Господь Сам взял на свои плечи первый Крест, самый тяжкий, самый ужасный; после Него тысячи и тьмы мужчин, женщин, детей взяли на себя собственный крест, более легкий. Но как часто и этот крест, несравненно более легкий, чем Крест Христов, представляется нам таким страшным. Неисчислимое множество людей с любовью, послушливо прошли путем Христовым, долгим, трагическим путем, который указал нам Господь. Да, путь трагичен, но ведет он от земли к самому престолу Божию, в Божие Царство. Вот уже две тысячи лет идут, неся свои кресты, люди, верующие во Христа. Они идут вслед за Ним, толпа за толпой, и на пути видны бесчисленные кресты, на которых распинаемы ученики Христовы. Крест за крестом, куда ни взглянешь все кресты. Мы видим мучеников, перенесших телесные страдания, видим подвижников, героев духа, видим монахов и монахинь, священников и пастырей, но во много раз больше видим простых, обычных, неприметных людей, народ Божий, добровольно взявший на себя крест Христов.
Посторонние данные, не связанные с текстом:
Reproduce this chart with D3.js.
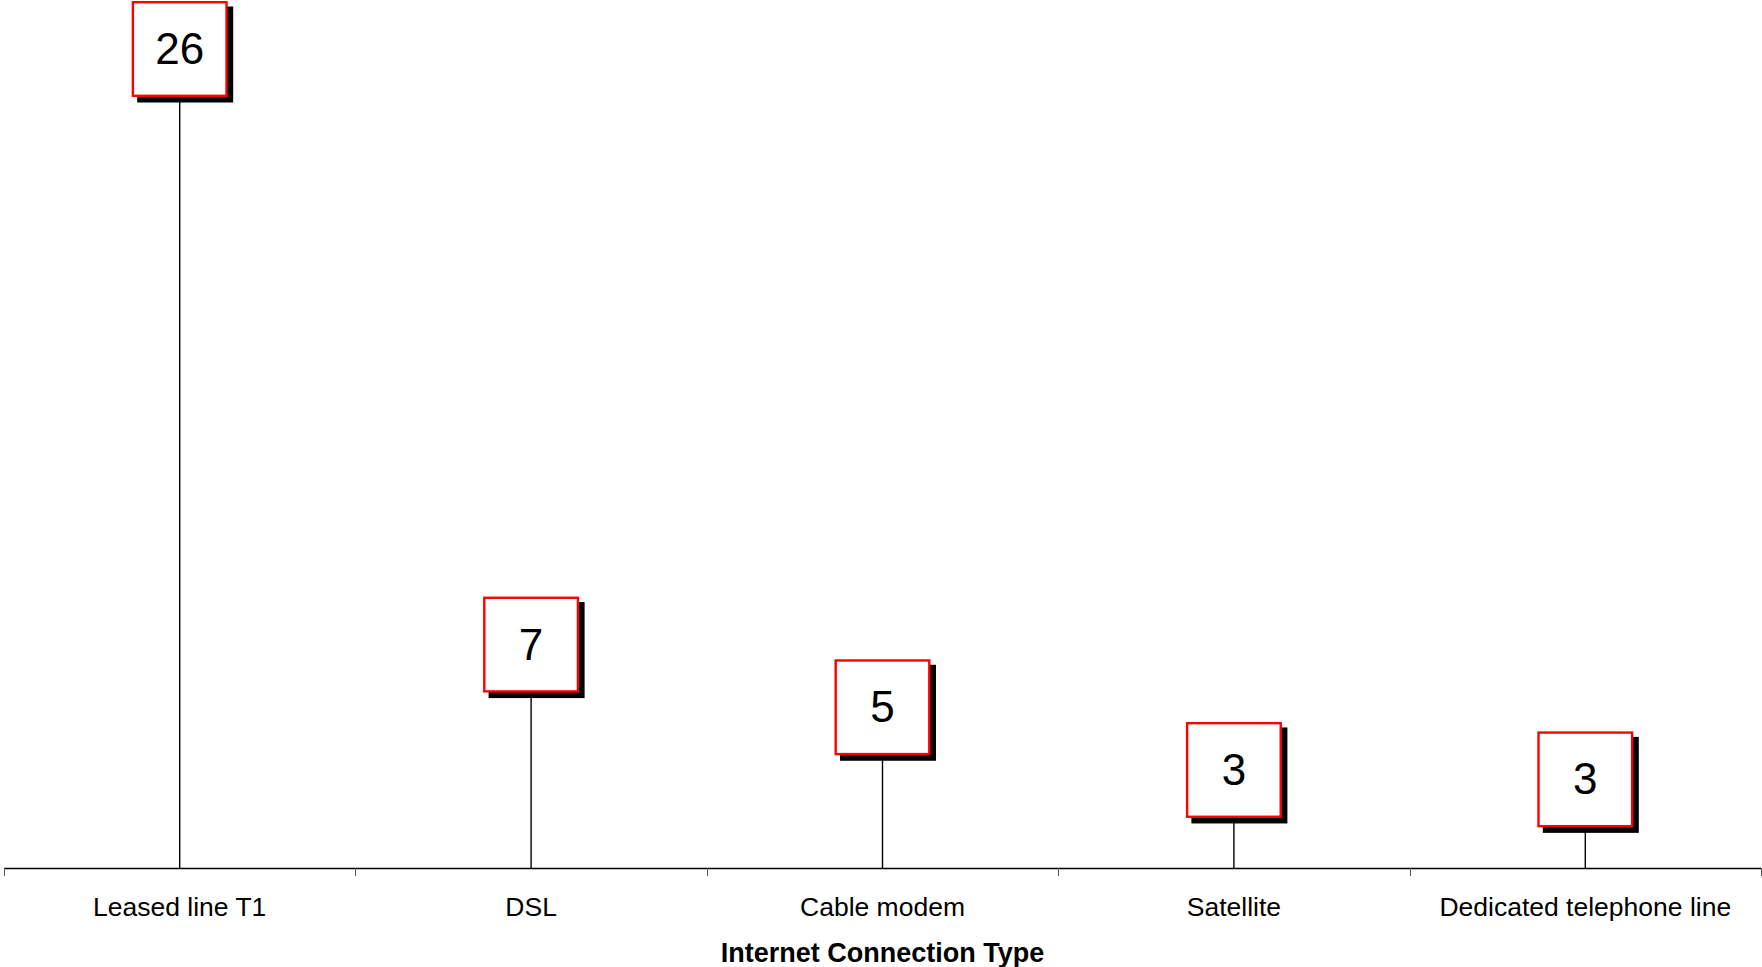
<!DOCTYPE html>
<html>
<head>
<meta charset="utf-8">
<script src="https://cdn.jsdelivr.net/npm/d3@7"></script>
<style>
  html, body { margin: 0; padding: 0; background: #fff; }
  svg { display: block; }
  text { font-family: "Liberation Sans", Arial, sans-serif; }
</style>
</head>
<body>
<svg id="chart" width="1762" height="967"></svg>
<script>
const categories = ["Leased line T1", "DSL", "Cable modem", "Satellite", "Dedicated telephone line"];
const values = [26, 7, 5, 3, 2.7];
const axisTitle = "Internet Connection Type";

const W = 1762, H = 967;
const axisY = 868;
const svg = d3.select("#chart");

const x = d3.scaleBand().domain(categories).range([4, 1761]).padding(0);
const y = d3.scaleLinear().domain([0, 26]).range([864, 49]);
const fmt = d3.format(".0f");
const data = categories.map((c, i) => ({ c, v: values[i] }));

// axis line and boundary ticks
svg.append("line")
  .attr("x1", x.range()[0]).attr("x2", x.range()[1])
  .attr("y1", axisY + 0.5).attr("y2", axisY + 0.5)
  .attr("stroke", "#000").attr("stroke-width", 1.3);
const bounds = categories.map(c => x(c)).concat([x.range()[1]]);
svg.selectAll("line.tick").data(bounds).enter().append("line")
  .attr("class", "tick")
  .attr("x1", d => Math.round(d) + 0.5).attr("x2", d => Math.round(d) + 0.5)
  .attr("y1", axisY).attr("y2", axisY + 8)
  .attr("stroke", "#555").attr("stroke-width", 1);

// category labels
svg.selectAll("text.cat").data(categories).enter().append("text")
  .attr("class", "cat")
  .attr("x", d => x(d) + x.bandwidth() / 2)
  .attr("y", 916)
  .attr("text-anchor", "middle")
  .attr("font-size", 26.5)
  .attr("fill", "#000")
  .text(d => d);

// axis title
svg.append("text")
  .attr("x", (x.range()[0] + x.range()[1]) / 2)
  .attr("y", 962)
  .attr("text-anchor", "middle")
  .attr("font-size", 27)
  .attr("font-weight", "bold")
  .attr("fill", "#000")
  .text(axisTitle);

// stems
svg.selectAll("line.stem").data(data).enter().append("line")
  .attr("class", "stem")
  .attr("x1", d => x(d.c) + x.bandwidth() / 2)
  .attr("x2", d => x(d.c) + x.bandwidth() / 2)
  .attr("y1", axisY)
  .attr("y2", d => y(d.v))
  .attr("stroke", "#000").attr("stroke-width", 1.4);

// label boxes
const box = 96;
const g = svg.selectAll("g.lbl").data(data).enter().append("g")
  .attr("class", "lbl")
  .attr("transform", d => `translate(${x(d.c) + x.bandwidth() / 2},${y(d.v)})`);
g.append("rect")
  .attr("x", -box / 2 + 5.5).attr("y", -box / 2 + 5.5)
  .attr("width", box).attr("height", box)
  .attr("fill", "#000");
g.append("rect")
  .attr("x", -box / 2 + 1.2).attr("y", -box / 2 + 1.2)
  .attr("width", box - 2.4).attr("height", box - 2.4)
  .attr("fill", "#fff").attr("stroke", "#ff0000").attr("stroke-width", 2.4);
g.append("text")
  .attr("x", 0).attr("y", 15)
  .attr("text-anchor", "middle")
  .attr("font-size", 44)
  .attr("fill", "#000")
  .text(d => fmt(d.v));
</script>
</body>
</html>
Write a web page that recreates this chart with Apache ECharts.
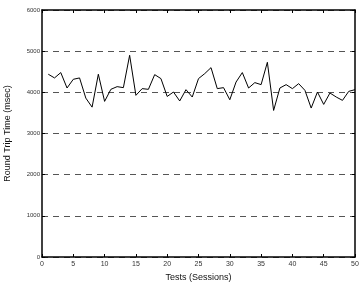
<!DOCTYPE html>
<html>
<head>
<meta charset="utf-8">
<script src="https://cdn.jsdelivr.net/npm/echarts@6/dist/echarts.min.js"></script>
<style>
html, body { margin: 0; padding: 0; background: #fff; }
#chart { width: 362px; height: 286px; }
</style>
</head>
<body>
<div id="chart"></div>
<script>
var sessions = [];
for (var i = 1; i <= 50; i++) sessions.push(i);

var rtt = [
	4440, 4350, 4480, 4105, 4317, 4350, 3860, 3640, 4440, 3780,
	4073, 4138, 4114, 4900, 3927, 4090, 4073, 4430, 4333, 3900,
	4008, 3790, 4065, 3886, 4333, 4455, 4600, 4090, 4114, 3820,
	4250, 4480, 4105, 4236, 4187, 4730, 3560, 4105, 4187, 4090,
	4211, 4049, 3618, 4008, 3707, 3984, 3886, 3805, 4024, 4065
];

var font = 'Liberation Sans';

var chart = echarts.init(document.getElementById('chart'));

var points = sessions.map(function(s, i) { return [s, rtt[i]]; });

var option = {
	animation: false,
	grid: { left: 42, right: 7, top: 10, bottom: 29, outerBoundsMode: 'none', containLabel: false },
	xAxis: [{
		type: 'value', min: 0, max: 50, interval: 5,
		name: 'Tests (Sessions)', nameLocation: 'middle', nameGap: 14,
		nameTextStyle: { fontFamily: font, fontSize: 9, color: '#111' },
		axisLine: { onZero: false, lineStyle: { color: '#000', width: 1.5 } },
		axisTick: { inside: true, length: 3, lineStyle: { color: '#000' } },
		axisLabel: { fontFamily: font, fontSize: 7, color: '#333', margin: 4 },
		splitLine: { show: false }
	}, {
		type: 'value', min: 0, max: 50, interval: 5, position: 'top',
		axisLine: { onZero: false, lineStyle: { color: '#000', width: 1.5 } },
		axisTick: { inside: true, length: 3, lineStyle: { color: '#000' } },
		axisLabel: { show: false },
		splitLine: { show: false }
	}],
	yAxis: [{
		type: 'value', min: 0, max: 6000, interval: 1000,
		name: 'Round Trip Time (msec)', nameLocation: 'middle', nameGap: 30,
		nameTextStyle: { fontFamily: font, fontSize: 9, color: '#111' },
		axisLine: { show: true, onZero: false, lineStyle: { color: '#000', width: 1.5 } },
		axisTick: { show: true, inside: true, length: 3, lineStyle: { color: '#000' } },
		axisLabel: { fontFamily: font, fontSize: 6, color: '#333', margin: 2,
			formatter: function(v) { return String(v); } },
		splitLine: { show: true, lineStyle: { color: '#555', type: [6, 5], width: 1 } }
	}, {
		type: 'value', min: 0, max: 6000, interval: 1000, position: 'right',
		axisLine: { show: true, onZero: false, lineStyle: { color: '#000', width: 1.5 } },
		axisTick: { show: true, inside: true, length: 3, lineStyle: { color: '#000' } },
		axisLabel: { show: false },
		splitLine: { show: false }
	}],
	series: [{
		type: 'line',
		data: points,
		showSymbol: false,
		lineStyle: { color: '#000', width: 1 },
		z: 3
	}]
};

chart.setOption(option);
</script>
</body>
</html>
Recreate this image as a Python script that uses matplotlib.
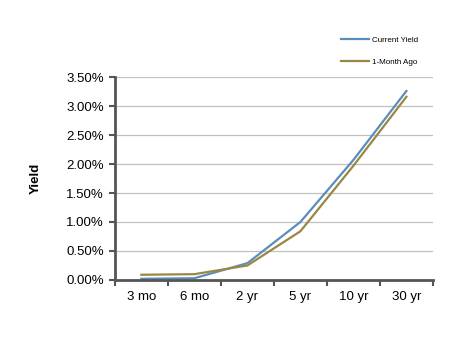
import matplotlib.pyplot as plt
import numpy as np
from matplotlib.ticker import FuncFormatter, MultipleLocator

# Treasury yield curve, current vs. one month earlier (percent)
maturities = ["3 mo", "6 mo", "2 yr", "5 yr", "10 yr", "30 yr"]
current_yield = [0.02, 0.03, 0.29, 1.00, 2.07, 3.26]
month_ago = [0.09, 0.10, 0.25, 0.84, 1.97, 3.16]

plt.rcParams["font.family"] = ["Liberation Sans", "DejaVu Sans"]

fig = plt.figure(figsize=(4.67, 3.41), dpi=100)
ax = fig.add_axes([0.246, 0.179, 0.681, 0.595])

x = np.arange(len(maturities))
ax.plot(x, current_yield, color="#5b8dbb", linewidth=1.6, label="Current Yield")
ax.plot(x, month_ago, color="#9a8744", linewidth=1.6, label="1-Month Ago")

ax.set_xlim(-0.5, len(maturities) - 0.5)
ax.set_ylim(0, 3.5)
ax.yaxis.set_major_locator(MultipleLocator(0.5))
ax.yaxis.set_major_formatter(FuncFormatter(lambda v, _: f"{v:.2f}%"))
ax.set_xticks(x)
ax.set_xticklabels(maturities)
ax.set_xticks(np.arange(-0.5, len(maturities)), minor=True)
ax.tick_params(axis="x", which="major", length=0, pad=8, labelsize=9.5)
ax.tick_params(axis="x", which="minor", length=4, width=1.5, color="#555555")
ax.tick_params(axis="y", length=4, width=1.5, color="#555555", labelsize=9.5, pad=4)

ax.grid(axis="y", color="#c0c0c0", linewidth=0.9)
ax.set_axisbelow(True)
for side in ("top", "right"):
    ax.spines[side].set_visible(False)
for side in ("left", "bottom"):
    ax.spines[side].set_color("#555555")
    ax.spines[side].set_linewidth(2)

ax.set_ylabel("Yield", fontsize=9.5, fontweight="bold")
ax.yaxis.set_label_coords(-0.23, 0.5)

leg = fig.legend(
    loc="upper left",
    bbox_to_anchor=(0.715, 0.915),
    frameon=False,
    fontsize=5.8,
    handlelength=3.5,
    labelspacing=1.8,
    handletextpad=0.3,
)

fig.savefig("out.png", dpi=100)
Нет конца этому шествию. Они идут из века в век, зная, что Христос предупреждал о том, что на земле они будут в скорби, но что Царство Божие принадлежит им. Они идут с тяжелым крестом, отверженные, ненавидимые и гонимые за правду, за имя Христово. Они идут, идут, чистые жертвы Богу, старые и юные, дети и взрослые. А где же мы? Или мы собираемся стоять и смотреть, как шествует мимо нас этот бесконечный рад, этот сонм людей с сияющим взором, с неугасающей надеждой, с неколеблемой любовью, с несказанной радостью в сердцах? Неужели мы не присоединимся к этому вечному шествию, толпе, на которой печать жертвы - но и детей Царствия? Неужели мы не возьмем свой крест и не последуем за Христом? Христос заповедал нам следовать за Ним. Он призвал нас на пир в Свое Царство, Он Сам во главе этой вереницы. Вернее, Он рядом с каждым, кто идет этим путем. Или, может, это представляется нам кошмаром? Как может кровь и плоть вынести эту трагедию, зрелище всех этих мучеников, новых и прежних? Это возможно, потому что Христос воскрес, потому что мы видим в Господе, Который шествует впереди нас, не побежденного Пророка из Галилеи, каким видели Его мучители и гонители. Мы познали Его во славе Воскресения. Мы знаем, что каждое Его слово истинно. Мы знаем, что Царство Божие принадлежит нам, если только мы последуем за Ним.